What the task requires:
Each entry below should be echoed exactly, with pictures omitted.

Provided entries:
__________________________________________________

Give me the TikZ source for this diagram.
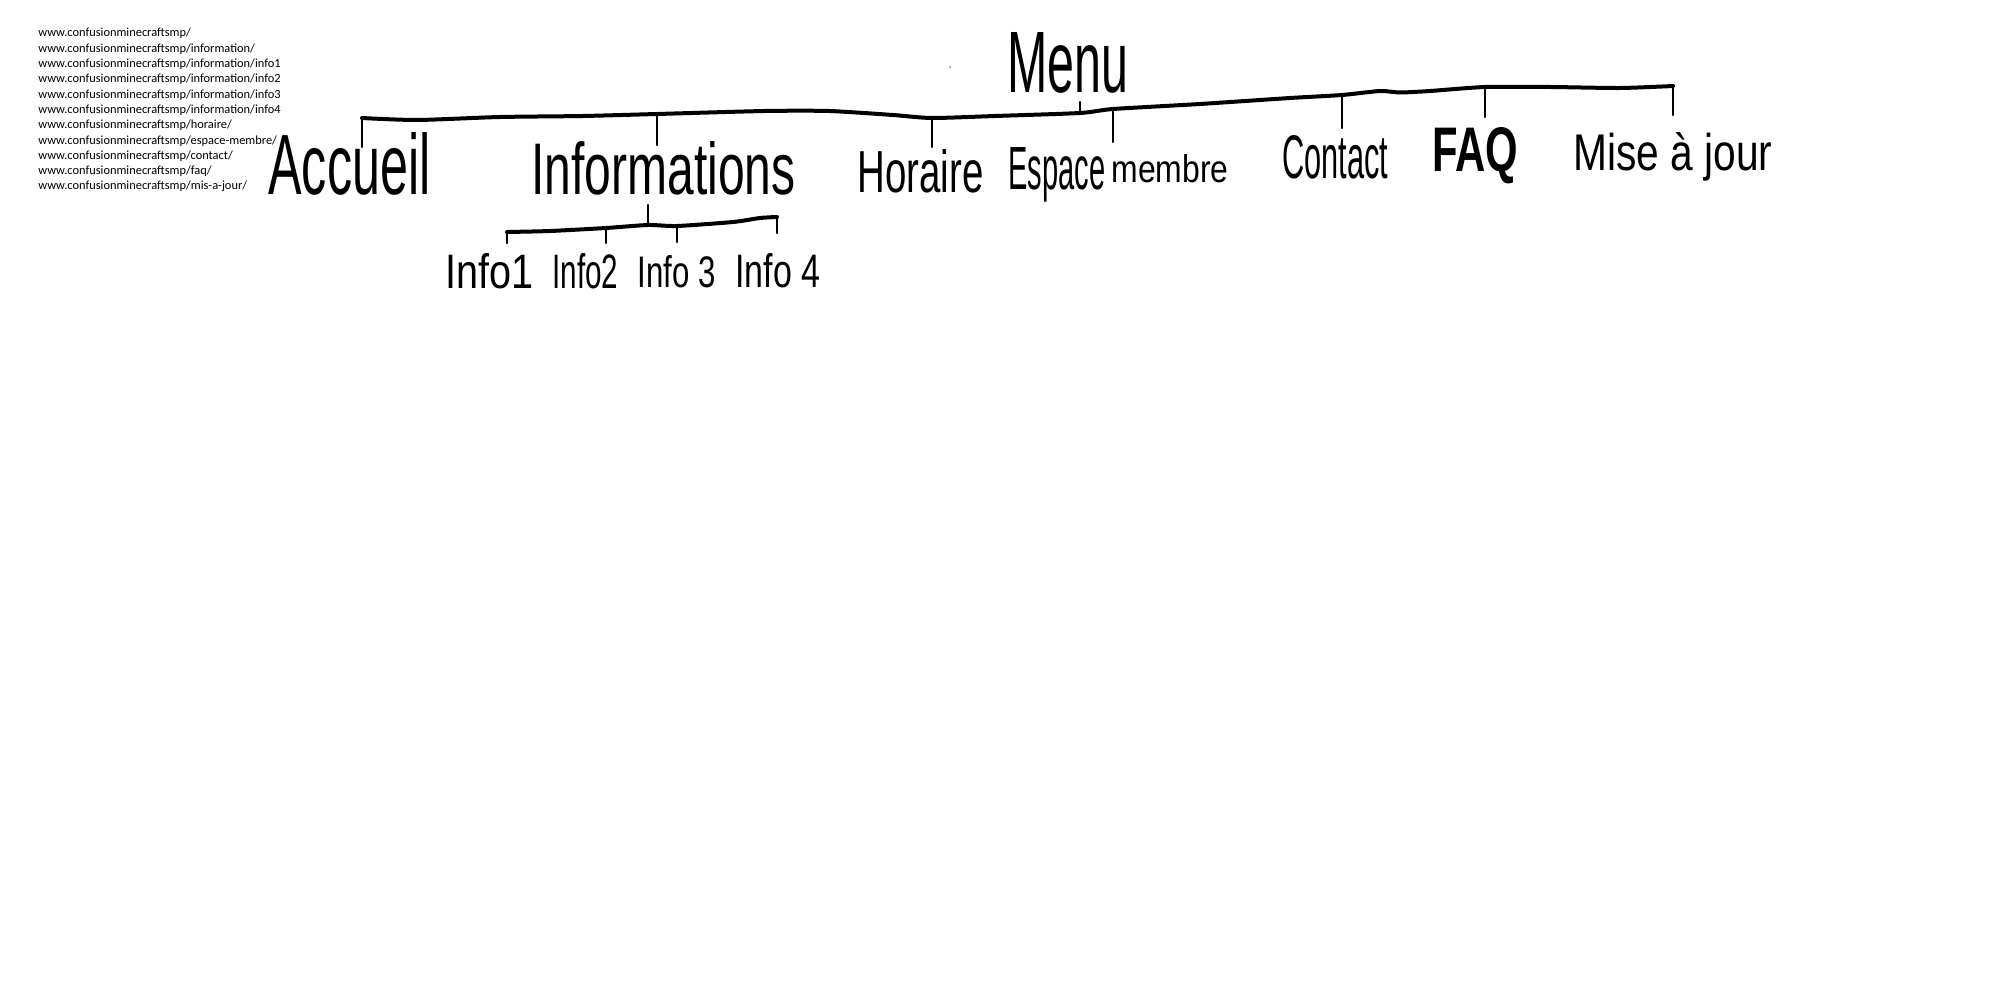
\documentclass[tikz,border=0pt]{standalone}
\usepackage{fontspec}
\usepackage{graphicx}
\newfontfamily\urlfont{Carlito}
\newfontfamily\hwfont{Liberation Sans}
\newlength\pxu
\setlength\pxu{0.5pt}
\newcommand\hw[3]{\resizebox{#1\pxu}{#2\pxu}{#3}}
\begin{document}
\begin{tikzpicture}[x=0.5pt,y=-0.5pt,
  urltext/.style={anchor=base west, inner sep=0pt, font=\urlfont\fontsize{6.2}{7.6}\selectfont},
  hand/.style={anchor=base west, inner sep=0pt, font=\hwfont},
  handbold/.style={anchor=base west, inner sep=0pt, font=\hwfont\bfseries},
  bus/.style={line width=2pt, line cap=round, line join=round},
  stem/.style={line width=1.1pt, line cap=round}]
\useasboundingbox[fill=white] (0,0) rectangle (2000,1000);

% URL list
\foreach \t [count=\i from 0] in {
  www.confusionminecraftsmp/,
  www.confusionminecraftsmp/information/,
  www.confusionminecraftsmp/information/info1,
  www.confusionminecraftsmp/information/info2,
  www.confusionminecraftsmp/information/info3,
  www.confusionminecraftsmp/information/info4,
  www.confusionminecraftsmp/horaire/,
  www.confusionminecraftsmp/espace-membre/,
  www.confusionminecraftsmp/contact/,
  www.confusionminecraftsmp/faq/,
  www.confusionminecraftsmp/mis-a-jour/}
  \node[urltext] (url\i) at (38,{37+15.3*\i}) {\t};

% tiny speck
\fill[gray] (950,67) circle (1);

% labels
\node[hand] (menu) at (1007,93) {\hw{121}{60}{Menu}};
\node[hand] (acc) at (268,195) {\hw{162}{62}{Accueil}};
\node[hand] (inf) at (531,195) {\hw{264}{53}{Informations}};
\node[hand] (hor) at (857,193) {\hw{126}{43}{Horaire}};
\node[hand] (esp) at (1008,190) {\hw{97}{42}{Espace}\hspace{6\pxu}\raisebox{7\pxu}{\hw{117}{28}{membre}}};
\node[hand] (con) at (1282,178) {\hw{106}{43}{Contact}};
\node[handbold] (faq) at (1432,172) {\hw{86}{44}{FAQ}};
\node[hand] (mis) at (1573,170) {\hw{199}{38}{Mise à jour}};
\node[hand] (i1) at (445,288) {\hw{88}{35}{Info1}};
\node[hand] (i2) at (552,288) {\hw{66}{35}{Info2}};
\node[hand] (i3) at (637,287) {\hw{78}{32}{Info 3}};
\node[hand] (i4) at (735,287) {\hw{85}{34}{Info 4}};

% bus junctions
\coordinate (b-acc) at (362,118);
\coordinate (b-inf) at (657,114);
\coordinate (b-hor) at (932,118);
\coordinate (b-menu) at (1080,113);
\coordinate (b-esp) at (1113,109);
\coordinate (b-con) at (1342,95);
\coordinate (b-faq) at (1485,87);
\coordinate (b-mis) at (1673,86);
% stem ends
\coordinate (t-acc) at (362,147);
\coordinate (t-inf) at (657,145);
\coordinate (t-hor) at (932,147);
\coordinate (t-menu) at (1080,102);
\coordinate (t-esp) at (1113,142);
\coordinate (t-con) at (1342,128);
\coordinate (t-faq) at (1485,117);
\coordinate (t-mis) at (1673,115);

% main bus
\draw[bus] plot[smooth,tension=0.4] coordinates {(b-acc) (417,120) (500,117) (583,116) (b-inf) (765,111) (829,111) (893,115) (b-hor) (995,116) (b-menu) (b-esp) (1200,104) (1290,98) (b-con) (1380,91) (1400,92.5) (1430,91) (b-faq) (1550,87) (1620,88) (b-mis)};

\foreach \n in {acc,inf,hor,menu,esp,con,faq,mis}
  \draw[stem] (b-\n) -- (t-\n);

% sub bus
\coordinate (s-i1) at (507,232);
\coordinate (s-i2) at (606,228);
\coordinate (s-inf) at (648,225);
\coordinate (s-i3) at (677,226);
\coordinate (s-i4) at (777,217);
\coordinate (u-inf) at (648,205);
\coordinate (u-i1) at (507,243);
\coordinate (u-i2) at (606,243);
\coordinate (u-i3) at (677,242);
\coordinate (u-i4) at (777,233);

\draw[bus] plot[smooth,tension=0.4] coordinates {(s-i1) (550,231) (s-i2) (s-inf) (s-i3) (733,222) (760,218) (s-i4)};
\foreach \n in {inf,i1,i2,i3,i4}
  \draw[stem] (s-\n) -- (u-\n);
\end{tikzpicture}
\end{document}
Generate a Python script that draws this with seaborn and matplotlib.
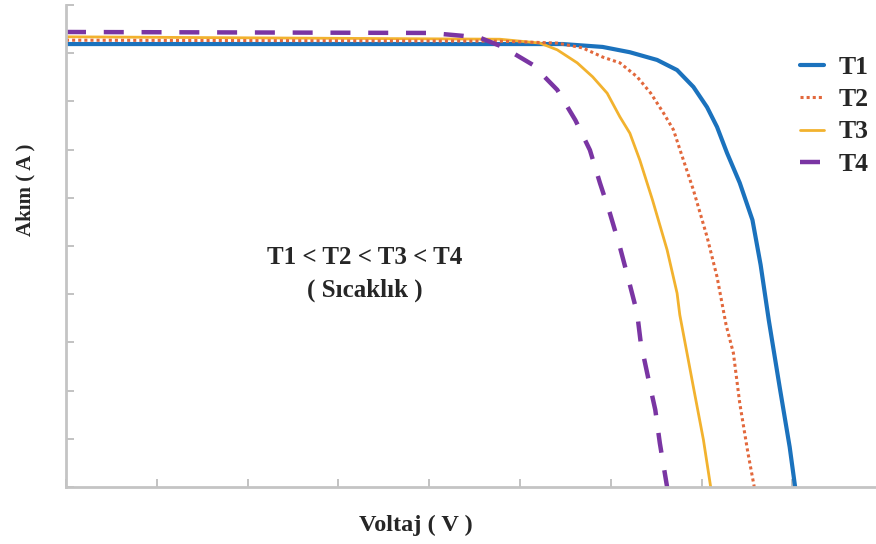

__________________________________________________

Right answer:
Give me the TikZ source for this diagram.
\documentclass[tikz,border=0pt]{standalone}
\usepackage{fontspec}
\usepackage{graphicx}
\newfontfamily\urlfont{Carlito}
\newfontfamily\hwfont{Liberation Sans}
\newlength\pxu
\setlength\pxu{0.5pt}
\newcommand\hw[3]{\resizebox{#1\pxu}{#2\pxu}{#3}}
\begin{document}
\begin{tikzpicture}[x=0.5pt,y=-0.5pt,
  urltext/.style={anchor=base west, inner sep=0pt, font=\urlfont\fontsize{6.2}{7.6}\selectfont},
  hand/.style={anchor=base west, inner sep=0pt, font=\hwfont},
  handbold/.style={anchor=base west, inner sep=0pt, font=\hwfont\bfseries},
  bus/.style={line width=2pt, line cap=round, line join=round},
  stem/.style={line width=1.1pt, line cap=round}]
\useasboundingbox[fill=white] (0,0) rectangle (2000,1000);

% URL list
\foreach \t [count=\i from 0] in {
  www.confusionminecraftsmp/,
  www.confusionminecraftsmp/information/,
  www.confusionminecraftsmp/information/info1,
  www.confusionminecraftsmp/information/info2,
  www.confusionminecraftsmp/information/info3,
  www.confusionminecraftsmp/information/info4,
  www.confusionminecraftsmp/horaire/,
  www.confusionminecraftsmp/espace-membre/,
  www.confusionminecraftsmp/contact/,
  www.confusionminecraftsmp/faq/,
  www.confusionminecraftsmp/mis-a-jour/}
  \node[urltext] (url\i) at (38,{37+15.3*\i}) {\t};

% tiny speck
\fill[gray] (950,67) circle (1);

% labels
\node[hand] (menu) at (1007,93) {\hw{121}{60}{Menu}};
\node[hand] (acc) at (268,195) {\hw{162}{62}{Accueil}};
\node[hand] (inf) at (531,195) {\hw{264}{53}{Informations}};
\node[hand] (hor) at (857,193) {\hw{126}{43}{Horaire}};
\node[hand] (esp) at (1008,190) {\hw{97}{42}{Espace}\hspace{6\pxu}\raisebox{7\pxu}{\hw{117}{28}{membre}}};
\node[hand] (con) at (1282,178) {\hw{106}{43}{Contact}};
\node[handbold] (faq) at (1432,172) {\hw{86}{44}{FAQ}};
\node[hand] (mis) at (1573,170) {\hw{199}{38}{Mise à jour}};
\node[hand] (i1) at (445,288) {\hw{88}{35}{Info1}};
\node[hand] (i2) at (552,288) {\hw{66}{35}{Info2}};
\node[hand] (i3) at (637,287) {\hw{78}{32}{Info 3}};
\node[hand] (i4) at (735,287) {\hw{85}{34}{Info 4}};

% bus junctions
\coordinate (b-acc) at (362,118);
\coordinate (b-inf) at (657,114);
\coordinate (b-hor) at (932,118);
\coordinate (b-menu) at (1080,113);
\coordinate (b-esp) at (1113,109);
\coordinate (b-con) at (1342,95);
\coordinate (b-faq) at (1485,87);
\coordinate (b-mis) at (1673,86);
% stem ends
\coordinate (t-acc) at (362,147);
\coordinate (t-inf) at (657,145);
\coordinate (t-hor) at (932,147);
\coordinate (t-menu) at (1080,102);
\coordinate (t-esp) at (1113,142);
\coordinate (t-con) at (1342,128);
\coordinate (t-faq) at (1485,117);
\coordinate (t-mis) at (1673,115);

% main bus
\draw[bus] plot[smooth,tension=0.4] coordinates {(b-acc) (417,120) (500,117) (583,116) (b-inf) (765,111) (829,111) (893,115) (b-hor) (995,116) (b-menu) (b-esp) (1200,104) (1290,98) (b-con) (1380,91) (1400,92.5) (1430,91) (b-faq) (1550,87) (1620,88) (b-mis)};

\foreach \n in {acc,inf,hor,menu,esp,con,faq,mis}
  \draw[stem] (b-\n) -- (t-\n);

% sub bus
\coordinate (s-i1) at (507,232);
\coordinate (s-i2) at (606,228);
\coordinate (s-inf) at (648,225);
\coordinate (s-i3) at (677,226);
\coordinate (s-i4) at (777,217);
\coordinate (u-inf) at (648,205);
\coordinate (u-i1) at (507,243);
\coordinate (u-i2) at (606,243);
\coordinate (u-i3) at (677,242);
\coordinate (u-i4) at (777,233);

\draw[bus] plot[smooth,tension=0.4] coordinates {(s-i1) (550,231) (s-i2) (s-inf) (s-i3) (733,222) (760,218) (s-i4)};
\foreach \n in {inf,i1,i2,i3,i4}
  \draw[stem] (s-\n) -- (u-\n);
\end{tikzpicture}
\end{document}
Generate a Python script that draws this with seaborn and matplotlib.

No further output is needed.